À propos de l'étude

Ce texte de vulgarisation est tiré de l’article de Maude Pugliese, Prisca Benoit, Mamadou Diallo et Diana Peña Ruiz, « The Gender Wealth Gap in Québec », publié en 2023 dans Canadian Studies in Population, volume 50, n° 7.

  • Faits saillants

  • Sans grande surprise, les écarts de richesse individuelle entre les hommes et les femmes demeurent très présents au Québec.
  • Cette inégalité de richesse individuelle entre les genres est présente au sein de tous les types de statuts conjugaux.
  • Être parmi les mieux nanti·e·s de la société ne protège pas les femmes des inégalités de genre sur le plan économique.
  • L'écart de revenu est un facteur parmi d’autres pour expliquer les écarts de richesse individuelle entre les genres.

Pour consulter notre infographie en format PDF.

Année après année, les études rapportent des inégalités économiques entre les hommes et les femmes. Souvent centrées sur le revenu total des ménages, elles ne permettent pas d’éclairer les nombreux angles morts entourant cet enjeu… Pour sortir de l’impasse, pourquoi ne pas se pencher directement sur la richesse individuelle des personnes? Une équipe de recherche s’est tout récemment attelée à cette tâche. Pour la première fois au Québec, une recherche fait la lumière sur la relation entre le patrimoine individuel et le genre – indépendamment du revenu total du ménage. Ainsi, elle ouvre la voie à une meilleure compréhension des écarts de richesses entre les hommes et les femmes.

Les données présentées dans l’article de Maude Pugliese, chercheuse au Centre Urbanisation Culture Société de l’Institut national de la recherche scientifique, et son équipe de recherche, proviennent de l’Enquête sur l’endettement parmi les ménages québécois (EEMQ). Entre janvier et février 2022, ce sont 4 816 adultes résidant au Québec qui ont été interrogés sur leur situation financière – au téléphone et en ligne – par une firme de sondage bien connue.
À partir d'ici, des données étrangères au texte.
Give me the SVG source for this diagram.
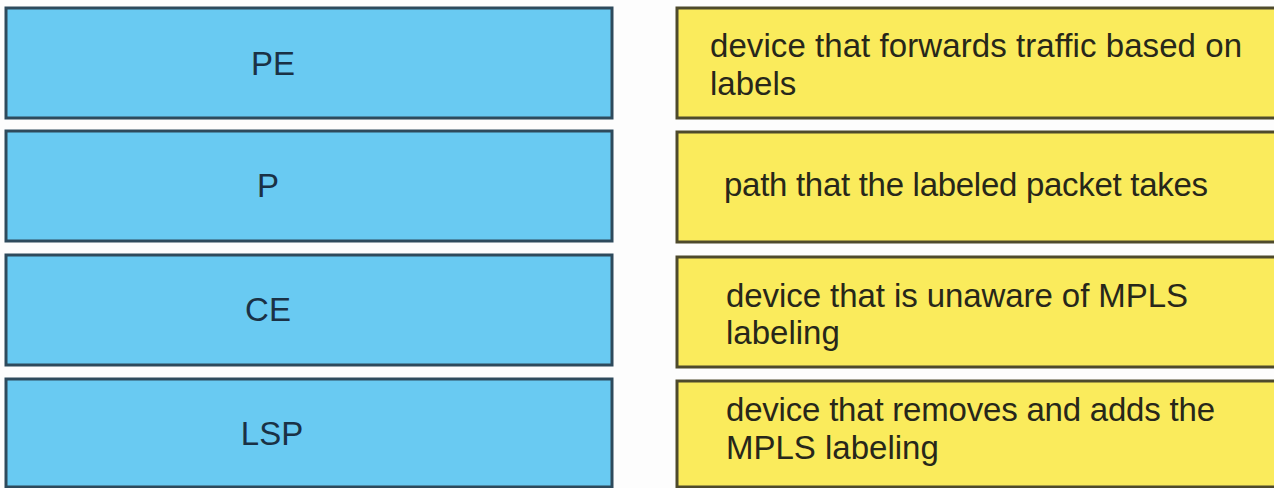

En se penchant sur le patrimoine individuel, l’équipe de recherche constate que l’inégalité de richesse entre les genres est présente au sein de tous les types de statuts conjugaux.

Être un couple marié ou qui cohabite, une même réalité?

Pas tout à fait… Les chiffres sont clairs : les inégalités de richesse individuelle sont plus présentes chez les hommes et les femmes en couple marié ou qui cohabite que chez ceux et celles qui sont divorcé·e·s, séparé·e·s, veufs, veuves ou célibataires. Parmi les personnes en couple moyennement fortunées1, les femmes mariées sont moins confrontées à une disparité de richesse que les femmes en couple qui cohabitent. La richesse individuelle de ces dernières est 2,39 fois inférieure à celle des hommes en couple qui cohabitent, alors que pour les femmes mariées, elle est 1,46 fois inférieure aux hommes mariés. Autrement dit, les chiffres mettent en évidence l’existence d’inégalités au sein des personnes d’un même statut conjugal et d’un même niveau de richesse – à l’avantage des hommes.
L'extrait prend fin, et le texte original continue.